Toutefois, tout n'est pas que sombre dans le ``ciel juridique camerounais''. Aujourd'hui en effet, il est possible de disserter sur la garantie des droits au Cameroun, chose qui n'était pas possible il y'a une quinzaine d'années dans un régime de parti unique. Un régime dans lequel les droits les plus élémentaires ne pouvaient être exercés par leurs titulaires, un régime qui vivait sous une constante législation d'exception qui restreignait au maximum les allées et venues des citoyens camerounais.

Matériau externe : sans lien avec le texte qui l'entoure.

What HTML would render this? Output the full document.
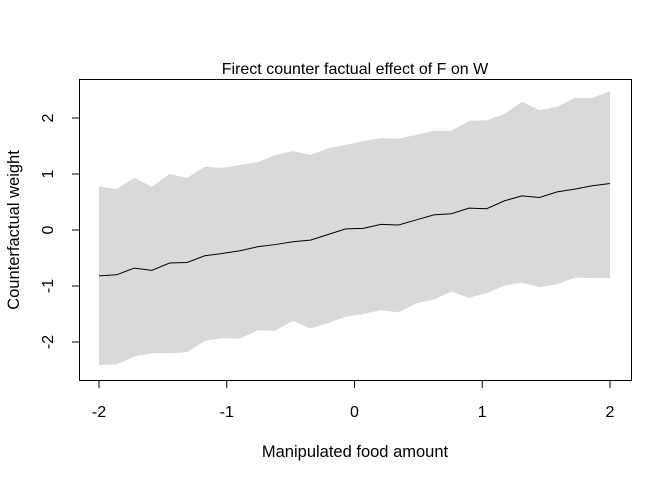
<!DOCTYPE html>
<html><head><meta charset="utf-8"><style>
body{margin:0;background:#fff}
text{font-family:"Liberation Sans",Arial,sans-serif;fill:#000}
</style></head><body>
<svg id="c" width="672" height="480" xmlns="http://www.w3.org/2000/svg"></svg>
<script>
const xTicks=[-2,-1,0,1,2];
const yTicks=[-2,-1,0,1,2];
const upper=[0.78,0.73,0.93,0.77,1.0,0.93,1.13,1.11,1.16,1.21,1.34,1.41,1.34,1.46,1.52,1.59,1.64,1.63,1.70,1.77,1.77,1.95,1.96,2.07,2.29,2.14,2.20,2.36,2.36,2.48];
const meanW=[-0.82,-0.80,-0.68,-0.72,-0.59,-0.58,-0.46,-0.42,-0.37,-0.30,-0.26,-0.21,-0.18,-0.08,0.02,0.03,0.10,0.09,0.18,0.27,0.29,0.39,0.38,0.52,0.61,0.58,0.68,0.73,0.79,0.83];
const lower=[-2.41,-2.40,-2.26,-2.20,-2.20,-2.18,-1.98,-1.93,-1.94,-1.79,-1.80,-1.62,-1.76,-1.66,-1.55,-1.50,-1.43,-1.47,-1.31,-1.24,-1.10,-1.21,-1.13,-0.99,-0.94,-1.02,-0.97,-0.85,-0.86,-0.86];
const N=meanW.length;
const xs=meanW.map((_,i)=>-2+4*i/(N-1));
const X=v=>99+(v+2)*127.75;
const Y=v=>230-v*56;
const svg=document.getElementById('c');
const NS='http://www.w3.org/2000/svg';
function mk(t,a,txt){const e=document.createElementNS(NS,t);for(const k in a)e.setAttribute(k,a[k]);if(txt!==undefined)e.textContent=txt;svg.appendChild(e);return e;}
let d='M'+xs.map((x,i)=>X(x)+','+Y(upper[i])).join('L')+'L'+xs.map((x,i)=>X(x)+','+Y(lower[i])).reverse().join('L')+'Z';
let e=mk('path',{d:d,fill:'#d9d9d9',stroke:'none'});


e=mk('polyline',{points:xs.map((x,i)=>X(x)+','+Y(meanW[i])).join(' '),fill:'none',stroke:'#000','stroke-width':1});


e=mk('rect',{x:79.5,y:79.5,width:552,height:301,fill:'none',stroke:'#000'});


e=mk('line',{x1:X(-2),x2:X(2),y1:380.5,y2:380.5,stroke:'#000'});


xTicks.forEach(v=>{
 let t=mk('line',{x1:X(v),x2:X(v),y1:381,y2:388,stroke:'#000'});
 
 
 t=mk('text',{x:X(v),y:417,'text-anchor':'middle','font-size':16},v);
 
 
});
e=mk('line',{x1:79.5,x2:79.5,y1:Y(2),y2:Y(-2),stroke:'#000'});


yTicks.forEach(v=>{
 let t=mk('line',{x1:72,x2:79,y1:Y(v),y2:Y(v),stroke:'#000'});
 
 
 t=mk('text',{x:0,y:0,'text-anchor':'middle','font-size':16,transform:`translate(53,${Y(v)}) rotate(-90)`},v);
 
 
});
e=mk('text',{x:355,y:74,'text-anchor':'middle','font-size':16},'Firect counter factual effect of F on W');


e=mk('text',{x:355,y:457,'text-anchor':'middle','font-size':16.5},'Manipulated food amount');


e=mk('text',{x:0,y:0,'text-anchor':'middle','font-size':16.5,transform:'translate(19,230) rotate(-90)'},'Counterfactual weight');


</script>
</body></html>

Au total, en l'état actuel de sa législation, le Cameroun a résolument pris le chemin d'un constitutionnalisme tourné vers les valeurs les plus sacrées de la démocratie libérale. Mais, ce constitutionnalisme nouveau est-il à même d'assurer la jouissance optimale par les citoyens de leurs droits fondamentaux et instaurer ainsi la mise en place d'un véritable Etat de droit ? Telle est la question qui nous interpelle dès à présent, afin que puissent être explorées les conditions les plus saines et les plus propices à l'avènement d'un Etat de droit stable et prospère, susceptible de jeter les bases d'un développement optimal des Etats africains dans leur ensemble et du Cameroun en particulier.

* 380 Rapport de politique générale du président BIYA au congrès du RDPC du 28 juin 1990 in SOPECAM, Droits et libertés, Recueil de nouveaux textes, Yaoundé, Ed. SOPECAM, déc. 1990, pp. 12-13.

* 381 P. G. POUGOUE, ibid., p. 103.

* 382 Ibid., p. 119.

* 383 J. ONANA, ibid., p. 97.

* 384 C. MONGA, Anthropologie de la colère -Société civile et démocratie en Afrique noire, Paris, L'Harmattan, 1994, 167 p. ; p. 104.